I am a seasoned gardener but didn’t know about this “list”, except from experience. I tried a number of Gaillardia in my younger days. As you said, I felt guilty! A few years back, I wondered why Agastache only lasted a few years! I am now prepared for the loss of some Cardinal flowers as they are two years old! I think I will plant some Gaillardia next year! Thanks!
I kept the list but added Dianthus, cleome (spider flower). Raspberry parfait came back seven years in the same window box. Cleomes fessed every year without fail.
JOHNMATTHEWS what does ‘Cleomes fessed every year’ mean? What is ‘fessed’? I’m not familiar
with that word.
I hope mine don’t come back because they grew to over 2 meters high. I thought they
only grow to maximum 1 meter and I have never seen them become enormous. I grew them
from seed this year because I saw them growing in the neighbourhood last summer.
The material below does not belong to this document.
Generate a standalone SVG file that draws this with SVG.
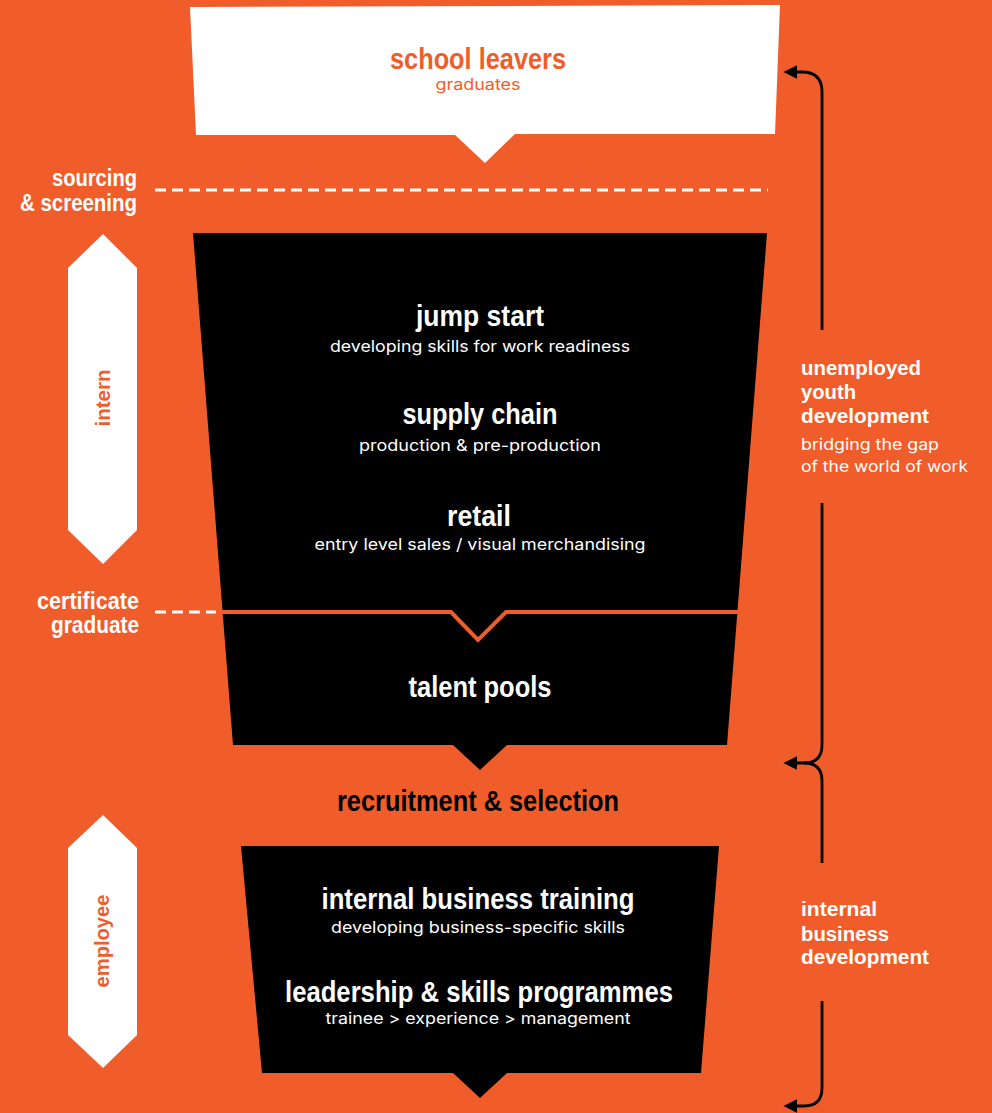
<svg xmlns="http://www.w3.org/2000/svg" width="992" height="1113" viewBox="0 0 992 1113">
<defs>
<style>
.t{font-family:"Liberation Sans",Arial,sans-serif;font-weight:bold;}
.s{font-family:Inter,"DejaVu Sans",sans-serif;font-weight:normal;}
.w{fill:#fff}
.k{fill:#000}
.o{fill:#F15D2A}
.dash{stroke:#fff;stroke-width:3;stroke-dasharray:11 6;fill:none}
.br{stroke:#000;stroke-width:2.8;fill:none}
</style>
<marker id="ah" viewBox="0 0 10 10" refX="1" refY="5" markerWidth="5" markerHeight="5" orient="auto" markerUnits="strokeWidth">
<path d="M10,0 L0,5 L10,10 Z" fill="#000" transform="rotate(180 5 5)"/>
</marker>
</defs>
<rect x="0" y="0" width="992" height="1113" fill="#F15D2A"/>

<g id="school-leavers">
<polygon class="w" points="190,7 780,5 775,134 515,134 485,163 455,135 196,135"/>
<text class="t o" x="478" y="69" font-size="29" text-anchor="middle" textLength="176" lengthAdjust="spacingAndGlyphs">school leavers</text>
<text class="s o" x="478" y="90" font-size="16" text-anchor="middle" textLength="85" lengthAdjust="spacingAndGlyphs">graduates</text>
</g>

<g id="sourcing-label">
<text class="t w" x="137" y="186" font-size="23" text-anchor="end" textLength="85" lengthAdjust="spacingAndGlyphs">sourcing</text>
<text class="t w" x="137" y="211" font-size="23" text-anchor="end" textLength="117" lengthAdjust="spacingAndGlyphs">&amp; screening</text>
</g>

<g id="intern">
<polygon class="w" points="103,234 137,268 137,530 103,564 68,530 68,268"/>
<text class="t o" transform="translate(110,398) rotate(-90)" font-size="20" text-anchor="middle" textLength="57" lengthAdjust="spacingAndGlyphs">intern</text>
</g>

<g id="intern-programmes">
<polygon class="k" points="193,233 767,233 727,745 507,745 480,770 453,745 233,745"/>
<text class="t w" x="480" y="326" font-size="29" text-anchor="middle" textLength="128" lengthAdjust="spacingAndGlyphs">jump start</text>
<text class="s w" x="480" y="352" font-size="16" text-anchor="middle" textLength="300" lengthAdjust="spacingAndGlyphs">developing skills for work readiness</text>
<text class="t w" x="480" y="424" font-size="29" text-anchor="middle" textLength="155" lengthAdjust="spacingAndGlyphs">supply chain</text>
<text class="s w" x="480" y="451" font-size="16" text-anchor="middle" textLength="242" lengthAdjust="spacingAndGlyphs">production &amp; pre-production</text>
<text class="t w" x="479" y="526" font-size="29" text-anchor="middle" textLength="64" lengthAdjust="spacingAndGlyphs">retail</text>
<text class="s w" x="480" y="550" font-size="16" text-anchor="middle" textLength="331" lengthAdjust="spacingAndGlyphs">entry level sales / visual merchandising</text>
<polyline points="220,612 451,612 478,640 506,612 742,612" fill="none" stroke="#F15D2A" stroke-width="4"/>
<text class="t w" x="480" y="697" font-size="29" text-anchor="middle" textLength="143" lengthAdjust="spacingAndGlyphs">talent pools</text>
</g>

<g id="certificate-label">
<text class="t w" x="139" y="609" font-size="23" text-anchor="end" textLength="102" lengthAdjust="spacingAndGlyphs">certificate</text>
<text class="t w" x="139" y="633" font-size="23" text-anchor="end" textLength="88" lengthAdjust="spacingAndGlyphs">graduate</text>
</g>

<g id="recruitment">
<text class="t k" x="478" y="811" font-size="29" text-anchor="middle" textLength="282" lengthAdjust="spacingAndGlyphs">recruitment &amp; selection</text>
</g>

<g id="employee">
<polygon class="w" points="103,815 137,848 137,1035 103,1068 68,1035 68,848"/>
<text class="t o" transform="translate(109,941) rotate(-90)" font-size="20" text-anchor="middle" textLength="93" lengthAdjust="spacingAndGlyphs">employee</text>
</g>

<g id="employee-programmes">
<polygon class="k" points="241,846 719,846 701,1073 507,1073 480,1098 453,1073 262,1073"/>
<text class="t w" x="478" y="909" font-size="29" text-anchor="middle" textLength="313" lengthAdjust="spacingAndGlyphs">internal business training</text>
<text class="s w" x="478" y="933" font-size="16" text-anchor="middle" textLength="294" lengthAdjust="spacingAndGlyphs">developing business-specific skills</text>
<text class="t w" x="479" y="1002" font-size="29" text-anchor="middle" textLength="388" lengthAdjust="spacingAndGlyphs">leadership &amp; skills programmes</text>
<text class="s w" x="478" y="1024" font-size="16" text-anchor="middle" textLength="305" lengthAdjust="spacingAndGlyphs">trainee &gt; experience &gt; management</text>
</g>

<g id="unemployed-youth-label">
<text class="t w" x="801" y="375" font-size="20" textLength="120" lengthAdjust="spacingAndGlyphs">unemployed</text>
<text class="t w" x="801" y="399" font-size="20" textLength="55" lengthAdjust="spacingAndGlyphs">youth</text>
<text class="t w" x="801" y="423" font-size="20" textLength="128" lengthAdjust="spacingAndGlyphs">development</text>
<text class="s w" x="801" y="450" font-size="16" textLength="138" lengthAdjust="spacingAndGlyphs">bridging the gap</text>
<text class="s w" x="801" y="472" font-size="16" textLength="167" lengthAdjust="spacingAndGlyphs">of the world of work</text>
</g>

<g id="internal-business-label">
<text class="t w" x="801" y="916" font-size="20" textLength="76" lengthAdjust="spacingAndGlyphs">internal</text>
<text class="t w" x="801" y="941" font-size="20" textLength="88" lengthAdjust="spacingAndGlyphs">business</text>
<text class="t w" x="801" y="964" font-size="20" textLength="128" lengthAdjust="spacingAndGlyphs">development</text>
</g>

<g id="connectors">
<line class="dash" x1="155" y1="190" x2="768" y2="190"/>
<line class="dash" x1="155" y1="612" x2="216" y2="612" stroke-dasharray="10 7"/>
<path class="br" d="M822,330 V92 Q822,72 802,72 H796" marker-end="url(#ah)"/>
<path class="br" d="M822,503 V745 Q822,763 804,763 H796" marker-end="url(#ah)"/>
<path class="br" d="M822,863 V781 Q822,763 804,763"/>
<path class="br" d="M822,1001 V1088 Q822,1106 804,1106 H796" marker-end="url(#ah)"/>
</g>
</svg>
Well, no thanks. They were the same height as the Mexican Sunflowers which grow into
bushes but that’s fine because they are butterfly magnets. Cleomes smell like skunk and
they have thorns.
Interesting post. I would add to that list the perennial wallflower, also pretty short lived. I think lupins at least in my garden last years but flower slightly less each year. I’ve also got a knautia that gets bigger each year.
Lucky you with the knautia: mine die off, but new ones come up from seed.